The space race between the United States and the Soviet Union was symptomatic of the bitter and almost deadly rivalry that occurred between the two nations during the so-called Cold War. At this time, any possible source of propaganda that could be seized upon was chased relentlessly as the two nations sought to assert in the public mind the notion of their own primacy.
Though it could certainly be argued that some good comes of space programmes, it is the propaganda element which is of most interest to China as they pursue this programme. This is a message to the rest of the world that the East Asian nation is a coming superpower in technology terms; after all, the only two nations to previously achieve this were the archetypal superpowers.
Many have, quite rightly, asserted that the 21st century will be the century of China, and it is certainly hard to conceive a major nation which hasn't sought political and economic hegemony when presented with the opportunity to do so.
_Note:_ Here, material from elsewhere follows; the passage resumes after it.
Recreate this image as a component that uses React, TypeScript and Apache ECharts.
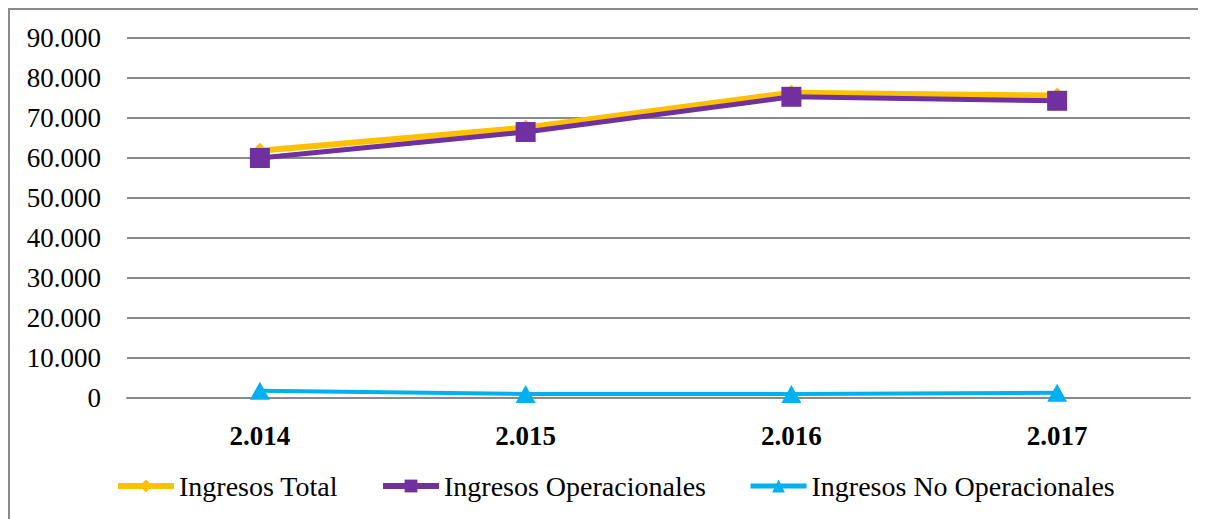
import React, { useEffect, useRef } from "react";
import * as echarts from "echarts";

const categories = ["2.014", "2.015", "2.016", "2.017"];
const ingresosTotal = [61800, 67600, 76300, 75600];
const ingresosOperacionales = [60000, 66500, 75300, 74300];
const ingresosNoOperacionales = [1800, 1000, 1000, 1300];
const yTicks = [0, 10000, 20000, 30000, 40000, 50000, 60000, 70000, 80000, 90000];

const fmt = (v: number) => (v === 0 ? "0" : (v / 1000).toFixed(0) + ".000");

export default function App() {
  const ref = useRef<HTMLDivElement>(null);
  useEffect(() => {
    if (!ref.current) return;
    const chart = echarts.init(ref.current, undefined, { renderer: "svg" });
    const font = "Liberation Serif";
    chart.setOption({
      animation: false,
      textStyle: { fontFamily: font },
      grid: { left: 117, top: 28, width: 1063, height: 360, containLabel: false },
      legend: {
        left: 105,
        top: 462,
        padding: 0,
        itemWidth: 56,
        itemHeight: 16,
        itemGap: 42,
        textStyle: { fontFamily: font, fontSize: 28, color: "#000" },
        data: [
          { name: "Ingresos Total", lineStyle: { width: 6 } },
          { name: "Ingresos Operacionales", lineStyle: { width: 6 } },
          { name: "Ingresos No Operacionales", lineStyle: { width: 5 } },
        ],
      },
      xAxis: {
        type: "category",
        data: categories,
        boundaryGap: true,
        axisLine: { show: true, lineStyle: { color: "#8a8a8a", width: 2 } },
        axisTick: { show: false },
        axisLabel: { fontFamily: font, fontSize: 27, fontWeight: "bold", color: "#000", margin: 24 },
      },
      yAxis: {
        type: "value",
        min: yTicks[0],
        max: yTicks[yTicks.length - 1],
        interval: 10000,
        axisLine: { show: false },
        axisTick: { show: false },
        splitLine: { lineStyle: { color: "#8a8a8a", width: 2 } },
        axisLabel: { fontFamily: font, fontSize: 27, color: "#000", margin: 26, formatter: fmt },
      },
      series: [
        {
          name: "Ingresos Total",
          type: "line",
          data: ingresosTotal,
          symbol: "diamond",
          symbolSize: 16,
          lineStyle: { color: "#FFC000", width: 6 },
          itemStyle: { color: "#FFC000" },
        },
        {
          name: "Ingresos Operacionales",
          type: "line",
          data: ingresosOperacionales,
          symbol: "rect",
          symbolSize: 20,
          lineStyle: { color: "#7030A0", width: 5 },
          itemStyle: { color: "#7030A0" },
        },
        {
          name: "Ingresos No Operacionales",
          type: "line",
          data: ingresosNoOperacionales,
          symbol: "triangle",
          symbolSize: [20, 18],
          lineStyle: { color: "#00B0F0", width: 4 },
          itemStyle: { color: "#00B0F0" },
        },
      ],
    });
    return () => chart.dispose();
  }, []);
  return (
    <div
      style={{
        width: 1198,
        height: 511,
        borderTop: "2px solid #8a8a8a",
        borderLeft: "2px solid #8a8a8a",
        boxSizing: "border-box",
        background: "#fff",
      }}
    >
      <div ref={ref} style={{ width: 1196, height: 509 }} />
    </div>
  );
}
And the raw data indicates that there is an extremely fertile climate for China to become the world's definitive superpower.
On 16th June, 2009, in Yekaterinburg, Russia the leaders of Brazil, Russia, India and China met for a conference that is now referred to as the BRIC summit. The acronym BRIC was first used in a Goldman Sachs thesis projecting that the economic potential of the nations which comprise the BRIC gathering - Brazil, Russia, India, China and later South Africa - is such that they will be ranked as four of the five most dominant economies in the world by the year 2050. The report infamously predicted that China would be the world's biggest economy by 2040, which now seems an incredibly conservative estimate, with a date sometime this decade far more likely.
While the world's previously most powerful nation, the Unites States, is now the biggest debtor nation in history, China was until recently the world's biggest creditor (having recently been overtaken by Germany). China holds huge amounts of American treasury bonds, and potentially holds a significant sword of Damocles over the country which previously considered itself an unchallengeable superpower. Meanwhile, China has been buying up infrastructure all over the nations which are part of the beleaguered European Union experiment.
China is a massive nation of 1 billion people, and soon to be the biggest English speaking nation in the world. In decades to come we may come to look back on the Chinese moon landing as the moment when the old Anglo-American / EU-NATO world order which has dominated the 20th century begun to be ushered to one side.